Returns

Returns a list of EvaluationTask objects, one for each metric provided.

Usage

This method is versatile and can be used for two main scenarios:
  1. Test-Based Evaluation: When you provide a test_case_id, Galtea evaluates your product’s performance against a predefined challenge.
  2. Production Monitoring: When you set is_production=True and provide an input, Galtea logs and evaluates real user interactions.

Example: Test-Based Evaluation with Standard and Custom Metrics

from galtea import Galtea, CustomScoreEvaluationMetric

# Define your custom metric
class MyAccuracy(CustomScoreEvaluationMetric):
    def __init__(self):
        super().__init__(name="my-accuracy")
    def measure(self, *args, actual_output: str | None = None, **kwargs) -> float:
        """
        Returns 1.0 if 'paris' is in actual_output (case-insensitive), else 0.0.
        All other args/kwargs are accepted but ignored.
        """
        if actual_output is None:
            return 0.0
        return 1.0 if "paris" in actual_output.lower() else 0.0

custom_score_accuracy = MyAccuracy()

# If the metric does not exist yet in the platform, you can create it like this:
galtea.metrics.create(name=custom_score_accuracy.name, description='checks for the presence of the keyword "paris" in the output')

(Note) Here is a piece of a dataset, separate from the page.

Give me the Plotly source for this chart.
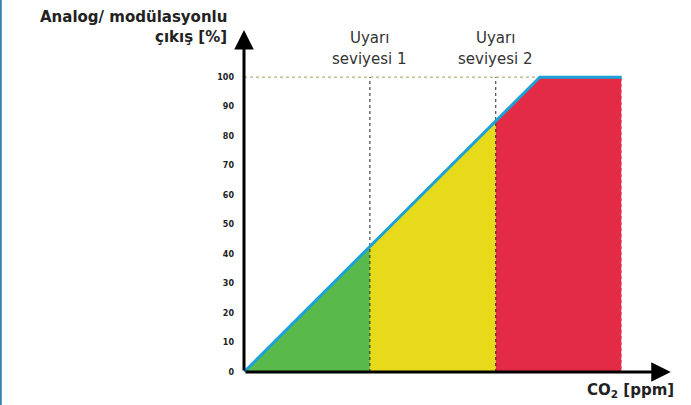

# Create evaluation tasks using a mix of standard and custom metrics
evaluation_tasks = galtea.evaluation_tasks.create_single_turn(
    version_id="YOUR_VERSION_ID",
    test_case_id="YOUR_TEST_CASE_ID",
    actual_output="The capital of France is Paris.",
    metrics=[
        "coherence",            # Standard metric
        custom_score_accuracy   # Your custom metric object
    ]
)

Example: Production Monitoring

evaluation_tasks = galtea.evaluation_tasks.create_single_turn(
    version_id="YOUR_VERSION_ID",
    is_production=True,
    input="A real user's query from production",
    actual_output="The model's live response.",
    metrics=["relevance", "non-toxic"],
    retrieval_context="Context retrieved by RAG for this query."
)

Parameters

version_id
string
required
The ID of the version you want to evaluate.
metrics
List[string | CustomScoreEvaluationMetric]
required
A list of metrics to use for evaluation. You can provide:
  • Standard metrics as strings (e.g., “coherence”).
  • Custom, locally-scored metrics as objects inheriting from CustomScoreEvaluationMetric.
actual_output
string
required
The actual output produced by the product.
test_case_id
string
The ID of the test case to be evaluated. Required for non-production evaluations.
input
string
The input text/prompt. Required for production evaluations where no test_case_id is provided.
is_production
boolean
Set to True to indicate the task is from a production environment. Defaults to False.
retrieval_context
string
The context retrieved by your RAG system that was used to generate the actual_output.
latency
float
Time in milliseconds from the request to the LLM until the response was received.
usage_info
dict[str, float]
Token usage information (e.g., {"input_tokens": 10, "output_tokens": 5}).
cost_info
dict[str, float]
Cost information for the LLM call.